Work instructions:
All of the data that follows should be retyped exactly, please, except the pictures.

Given data:
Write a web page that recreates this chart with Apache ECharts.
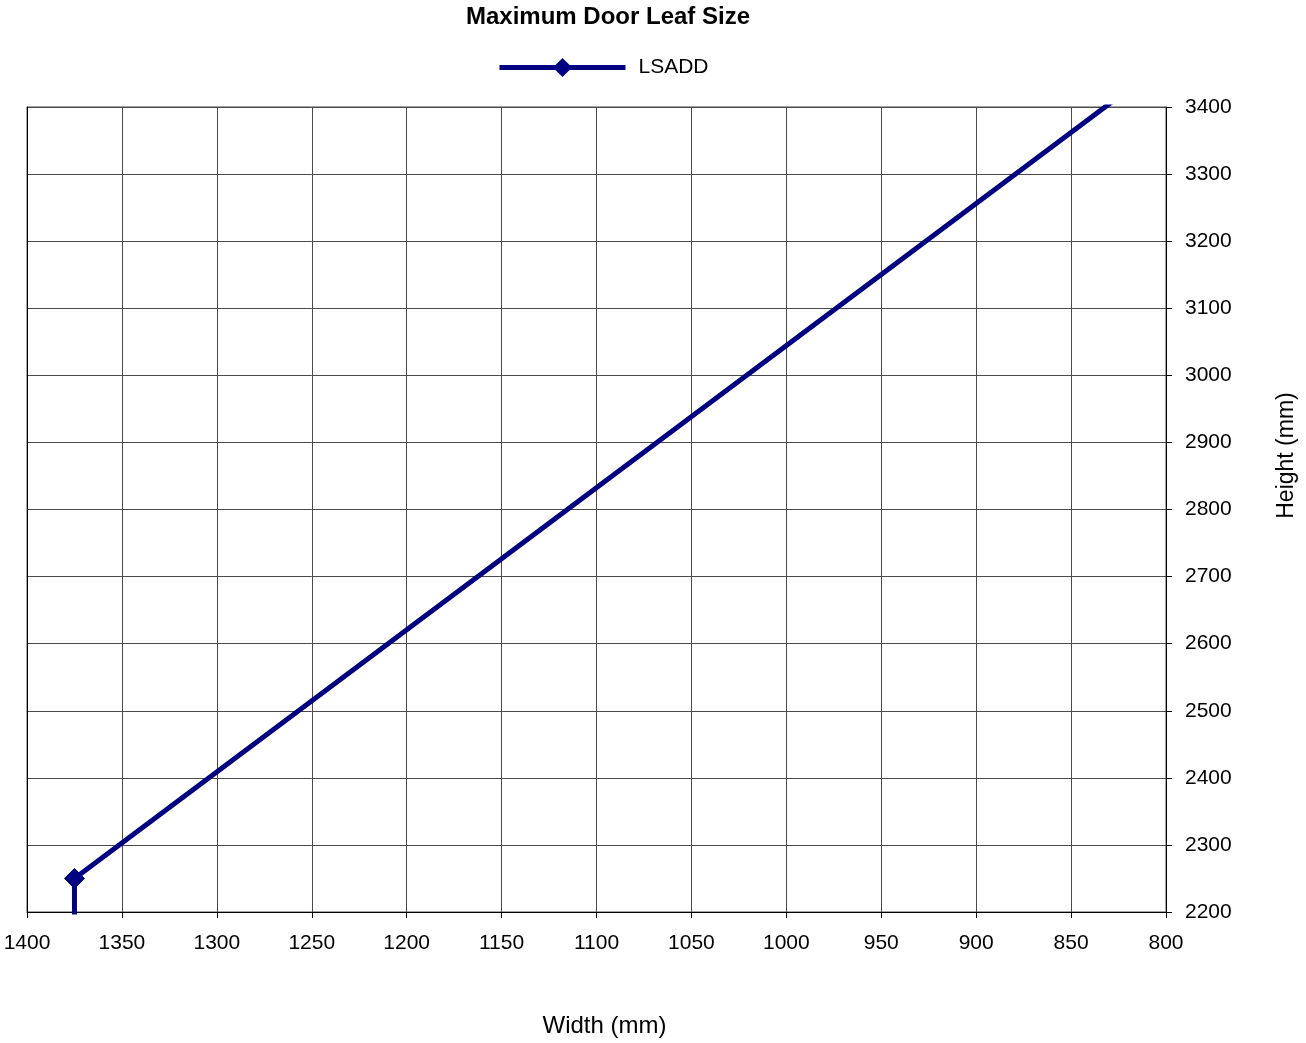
<!DOCTYPE html>
<html>
<head>
<meta charset="utf-8">
<title>Maximum Door Leaf Size</title>
<script src="https://cdn.jsdelivr.net/npm/echarts@6/dist/echarts.min.js"></script>
<style>
  html, body { margin: 0; padding: 0; background: #fff; overflow: hidden; }
  #chart { width: 1306px; height: 1043px; }
</style>
</head>
<body>
<div id="chart"></div>
<script>
// Door leaf size limit curve (width vs. height, mm)
const seriesName = 'LSADD';
const widths = [1375, 1375, 800];
const heights = [2000, 2250, 3468];

// Axis ranges and steps
const widthRange = { min: 800, max: 1400, step: 50 };
const heightRange = { min: 2200, max: 3400, step: 100 };

const FONT = '"Liberation Sans", Arial, sans-serif';
const NAVY = '#000080';
const GRID_GREY = '#4a4a4a';

const points = widths.map((w, i) => [w, heights[i]]);
const plain = v => String(v);

const chart = echarts.init(document.getElementById('chart'), null, { renderer: 'canvas' });

chart.setOption({
  animation: false,
  backgroundColor: '#ffffff',
  textStyle: { fontFamily: FONT, color: '#000' },
  title: {
    text: 'Maximum Door Leaf Size',
    left: 603,
    textAlign: 'center',
    top: 0,
    textStyle: { fontFamily: FONT, fontWeight: 'bold', fontSize: 24, color: '#000' }
  },
  legend: {
    data: [seriesName],
    left: 492,
    top: 52,
    itemWidth: 126,
    itemHeight: 24,
    itemGap: 0,
    lineStyle: { width: 5 },
    textStyle: { fontFamily: FONT, fontSize: 21, color: '#000', padding: [16, 0, 0, 8] }
  },
  grid: {
    left: 27,
    right: 134,
    top: 107,
    bottom: 127,
    show: true,
    borderColor: GRID_GREY,
    borderWidth: 1,
    containLabel: false
  },
  xAxis: {
    type: 'value',
    inverse: true,
    min: widthRange.min,
    max: widthRange.max,
    interval: widthRange.step,
    name: 'Width (mm)',
    nameLocation: 'middle',
    nameGap: 102,
    nameTextStyle: { fontFamily: FONT, fontSize: 24, color: '#000', padding: [0, 0, 0, 16] },
    axisLine: { show: true, onZero: false, lineStyle: { color: '#000', width: 1 } },
    axisTick: { show: true, length: 6, lineStyle: { color: '#000' } },
    axisLabel: { fontFamily: FONT, fontSize: 21, color: '#000', margin: 21, formatter: plain },
    splitLine: { show: true, lineStyle: { color: GRID_GREY, width: 1 } }
  },
  yAxis: [
    {
      type: 'value',
      position: 'right',
      min: heightRange.min,
      max: heightRange.max,
      interval: heightRange.step,
      name: 'Height (mm)',
      nameLocation: 'middle',
      nameRotate: 90,
      nameGap: 109,
      nameTextStyle: { fontFamily: FONT, fontSize: 23, color: '#000', padding: [0, 0, 0, 108] },
      axisLine: { show: true, onZero: false, lineStyle: { color: '#000', width: 1 } },
      axisTick: { show: true, length: 6, lineStyle: { color: '#000' } },
      axisLabel: { fontFamily: FONT, fontSize: 21, color: '#000', margin: 19, padding: [5, 0, 0, 0], formatter: plain },
      splitLine: { show: true, lineStyle: { color: GRID_GREY, width: 1 } }
    },
    {
      // left frame edge
      type: 'value',
      position: 'left',
      min: heightRange.min,
      max: heightRange.max,
      interval: heightRange.step,
      axisLine: { show: true, onZero: false, lineStyle: { color: '#000', width: 1 } },
      axisTick: { show: false },
      axisLabel: { show: false },
      splitLine: { show: false }
    }
  ],
  series: [
    {
      name: seriesName,
      type: 'line',
      yAxisIndex: 0,
      data: points,
      clip: true,
      symbol: 'diamond',
      symbolSize: 20,
      showAllSymbol: true,
      lineStyle: { color: NAVY, width: 5 },
      itemStyle: { color: NAVY, borderColor: NAVY },
      emphasis: { disabled: true }
    }
  ]
});
</script>
</body>
</html>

Result of the exercise:
Write a web page that recreates this chart with Apache ECharts.
<!DOCTYPE html>
<html>
<head>
<meta charset="utf-8">
<title>Maximum Door Leaf Size</title>
<script src="https://cdn.jsdelivr.net/npm/echarts@6/dist/echarts.min.js"></script>
<style>
  html, body { margin: 0; padding: 0; background: #fff; overflow: hidden; }
  #chart { width: 1306px; height: 1043px; }
</style>
</head>
<body>
<div id="chart"></div>
<script>
// Door leaf size limit curve (width vs. height, mm)
const seriesName = 'LSADD';
const widths = [1375, 1375, 800];
const heights = [2000, 2250, 3468];

// Axis ranges and steps
const widthRange = { min: 800, max: 1400, step: 50 };
const heightRange = { min: 2200, max: 3400, step: 100 };

const FONT = '"Liberation Sans", Arial, sans-serif';
const NAVY = '#000080';
const GRID_GREY = '#4a4a4a';

const points = widths.map((w, i) => [w, heights[i]]);
const plain = v => String(v);

const chart = echarts.init(document.getElementById('chart'), null, { renderer: 'canvas' });

chart.setOption({
  animation: false,
  backgroundColor: '#ffffff',
  textStyle: { fontFamily: FONT, color: '#000' },
  title: {
    text: 'Maximum Door Leaf Size',
    left: 603,
    textAlign: 'center',
    top: 0,
    textStyle: { fontFamily: FONT, fontWeight: 'bold', fontSize: 24, color: '#000' }
  },
  legend: {
    data: [seriesName],
    left: 492,
    top: 52,
    itemWidth: 126,
    itemHeight: 24,
    itemGap: 0,
    lineStyle: { width: 5 },
    textStyle: { fontFamily: FONT, fontSize: 21, color: '#000', padding: [16, 0, 0, 8] }
  },
  grid: {
    left: 27,
    right: 134,
    top: 107,
    bottom: 127,
    show: true,
    borderColor: GRID_GREY,
    borderWidth: 1,
    containLabel: false
  },
  xAxis: {
    type: 'value',
    inverse: true,
    min: widthRange.min,
    max: widthRange.max,
    interval: widthRange.step,
    name: 'Width (mm)',
    nameLocation: 'middle',
    nameGap: 102,
    nameTextStyle: { fontFamily: FONT, fontSize: 24, color: '#000', padding: [0, 0, 0, 16] },
    axisLine: { show: true, onZero: false, lineStyle: { color: '#000', width: 1 } },
    axisTick: { show: true, length: 6, lineStyle: { color: '#000' } },
    axisLabel: { fontFamily: FONT, fontSize: 21, color: '#000', margin: 21, formatter: plain },
    splitLine: { show: true, lineStyle: { color: GRID_GREY, width: 1 } }
  },
  yAxis: [
    {
      type: 'value',
      position: 'right',
      min: heightRange.min,
      max: heightRange.max,
      interval: heightRange.step,
      name: 'Height (mm)',
      nameLocation: 'middle',
      nameRotate: 90,
      nameGap: 109,
      nameTextStyle: { fontFamily: FONT, fontSize: 23, color: '#000', padding: [0, 0, 0, 108] },
      axisLine: { show: true, onZero: false, lineStyle: { color: '#000', width: 1 } },
      axisTick: { show: true, length: 6, lineStyle: { color: '#000' } },
      axisLabel: { fontFamily: FONT, fontSize: 21, color: '#000', margin: 19, padding: [5, 0, 0, 0], formatter: plain },
      splitLine: { show: true, lineStyle: { color: GRID_GREY, width: 1 } }
    },
    {
      // left frame edge
      type: 'value',
      position: 'left',
      min: heightRange.min,
      max: heightRange.max,
      interval: heightRange.step,
      axisLine: { show: true, onZero: false, lineStyle: { color: '#000', width: 1 } },
      axisTick: { show: false },
      axisLabel: { show: false },
      splitLine: { show: false }
    }
  ],
  series: [
    {
      name: seriesName,
      type: 'line',
      yAxisIndex: 0,
      data: points,
      clip: true,
      symbol: 'diamond',
      symbolSize: 20,
      showAllSymbol: true,
      lineStyle: { color: NAVY, width: 5 },
      itemStyle: { color: NAVY, borderColor: NAVY },
      emphasis: { disabled: true }
    }
  ]
});
</script>
</body>
</html>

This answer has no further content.